My bet is that if Rand was alive today, she would have a lot of disagreement with evolutionary psychology. She may be incorrect in some of this disagreement but it wouldn’t matter because she wasn’t a psychologist. Regardless, there is indeed a lot wrong with evopsych—for a survey of these wrongs, my article on the limits of evolutionary psychology.

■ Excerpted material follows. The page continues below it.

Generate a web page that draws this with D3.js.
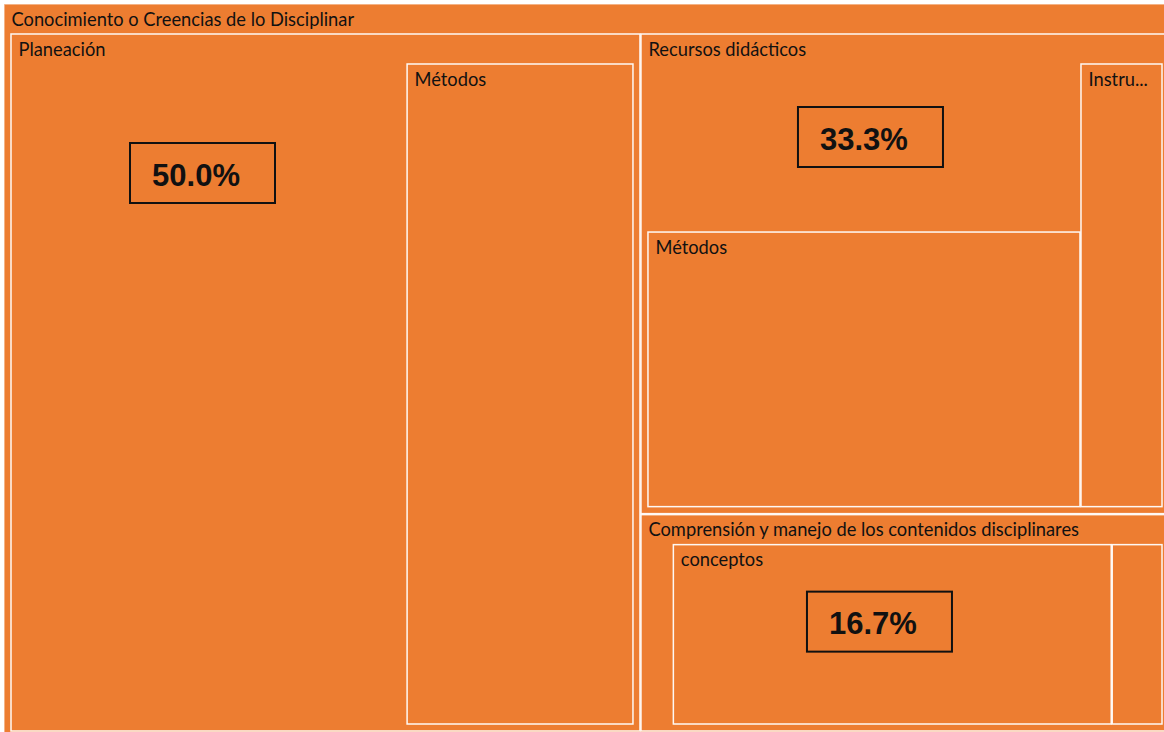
<!DOCTYPE html>
<html>
<head>
<meta charset="utf-8">
<script src="https://cdn.jsdelivr.net/npm/d3@7"></script>
<style>
  html, body { margin: 0; padding: 0; background: #ffffff; }
  svg { display: block; }
</style>
</head>
<body>
<svg id="chart" width="1164" height="732"></svg>
<script>
// ---- data ----
const rootName = "Conocimiento o Creencias de lo Disciplinar";
const groups = ["Planeación", "Recursos didácticos", "Comprensión y manejo de los contenidos disciplinares"];
const groupOwnValues = [343, 100, 7];
const groupShares = ["50.0%", "33.3%", "16.7%"];
const childGroup = [0, 1, 1, 2, 2];
const childNames = ["Métodos", "Métodos", "Instrumentos", "conceptos", "procedimientos"];
const childValues = [200, 164, 50, 121, 14];

// ---- styles ----
const W = 1164, H = 732;
const fill = "#ED7D31";
const shareBox = [
  { dx: 119, dy: 109 },
  { dx: 157, dy: 73 },
  { dx: 166, dy: 77 }
];
const boxW = 145, boxH = 60;

// build hierarchy (parent's own share as an invisible first child)
const tree = {
  name: rootName,
  children: groups.map((g, gi) => ({
    name: g,
    gi: gi,
    children: [{ name: g, own: true, value: groupOwnValues[gi] }].concat(
      childNames.map((n, i) => ({ name: n, value: childValues[i], g: childGroup[i] }))
        .filter(c => c.g === gi)
        .map(c => ({ name: c.name, value: c.value }))
    )
  }))
};

const root = d3.hierarchy(tree).sum(d => d.value || 0);

d3.treemap()
  .tile(d3.treemapSquarify)
  .size([1172, 734])
  .paddingTop(30)
  .paddingLeft(7)
  .paddingRight(7)
  .paddingBottom(7)
  .paddingInner(1)(root);

const svg = d3.select("#chart");
const g = svg.append("g").attr("transform", "translate(4,4)");

const nodes = root.descendants().filter(d => !d.data.own);

const cell = g.selectAll("g.cell").data(nodes).join("g").attr("class", "cell");

cell.append("rect")
  .attr("x", d => d.x0)
  .attr("y", d => d.y0)
  .attr("width", d => d.x1 - d.x0)
  .attr("height", d => d.y1 - d.y0)
  .attr("fill", fill)
  .attr("stroke", "#ffffff")
  .attr("stroke-opacity", d => d.depth === 0 ? 0.55 : 0.95)
  .attr("stroke-width", 1.5);

cell.append("text")
  .attr("x", d => d.x0 + 7.5)
  .attr("y", d => d.y0 + 21.5)
  .attr("font-family", "Lato, 'Open Sans', sans-serif")
  .attr("font-size", 18.3)
  .attr("fill", "#111111")
  .text(d => d.data.name)
  .each(function(d) {
    const avail = (d.x1 - d.x0) - 14;
    const el = d3.select(this);
    if (avail < 55) { el.text(""); return; }
    let s = d.data.name;
    if (this.getComputedTextLength() <= avail) return;
    while (s.length > 1) {
      s = s.slice(0, -1);
      el.text(s + "...");
      if (this.getComputedTextLength() <= avail) break;
    }
  });

// percentage boxes
const groupNodes = root.children;
const boxes = g.selectAll("g.share").data(groupNodes).join("g").attr("class", "share");
boxes.append("rect")
  .attr("x", d => d.x0 + shareBox[d.data.gi].dx)
  .attr("y", d => d.y0 + shareBox[d.data.gi].dy)
  .attr("width", boxW)
  .attr("height", boxH)
  .attr("fill", "none")
  .attr("stroke", "#111111")
  .attr("stroke-width", 2);
boxes.append("text")
  .attr("x", d => d.x0 + shareBox[d.data.gi].dx + boxW / 2 - 6.5)
  .attr("y", d => d.y0 + shareBox[d.data.gi].dy + 42.5)
  .attr("text-anchor", "middle")
  .attr("font-family", "Arial, 'Liberation Sans', sans-serif")
  .attr("font-weight", "bold")
  .attr("font-size", 31)
  .attr("fill", "#111111")
  .text(d => groupShares[d.data.gi]);
</script>
</body>
</html>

Conflate objective with absolute

The stupidity of this point first hit me in the face while reading Michael Shermer’s book on why smart people believe stupid things. In it, his criticism of Objectivism was such a blatant straw man that I thought it must’ve been a joke. He asserts that Objectivists believe in absolute right and wrong—that an action can be either entirely correct or entirely incorrect. Ethics, Shermer says, has more to do with context of that action than anything else—which is correct. Too bad for Shermer, this is exactly what Rand means by “objective.” She uses this word to distinguish it from both “absolutism” (what Shermer criticizes) and “subjectivism.” In fact, Rand criticizes absolutism in ethics as much as she criticizes subjectivism. Again, Shermer and every other critic would know this if they read more than two sentences of her nonfiction.

Criticize rape scenes

When a bunch of liberal women get together and admit they want to be raped, it’s called third-wave feminism. But if a woman who disagrees with Leftism also insinuates her own, similar fantasy through the portrayal of a fictional character, then it somehow invalidates everything else she says. Why? Refer back to the ultimate point of feminism.

Mock her view of emotions

It’s true—Rand didn’t understand emotions. She wrote her characters as if intelligence and wisdom were the same thing—as if the mere intellectual grasp of a concept was enough to make them act in line with that concept. But again, she wasn’t a psychologist and she didn’t pretend to be. We may as well criticize Salvador Dali for his views on pastrami sandwiches. Besides, every critic of Rand doesn’t understand emotions either. The most they understand is that people are emotional, which isn’t even close to the same thing.

Accuse Randians of being annoying

The only people who are more annoying than Randians are those who think ad hominems (derivative ones at that) are valid forms of argument.

Conclusion

You don’t need to agree with Rand or even like her. The point is that the way in which we criticize Rand’s ideas is a model for how we criticize all new ideas. Any worldview that’s truly revolutionary won’t require us to think about new ideas in old ways—rather, it requires that we think about old ideas in new ways.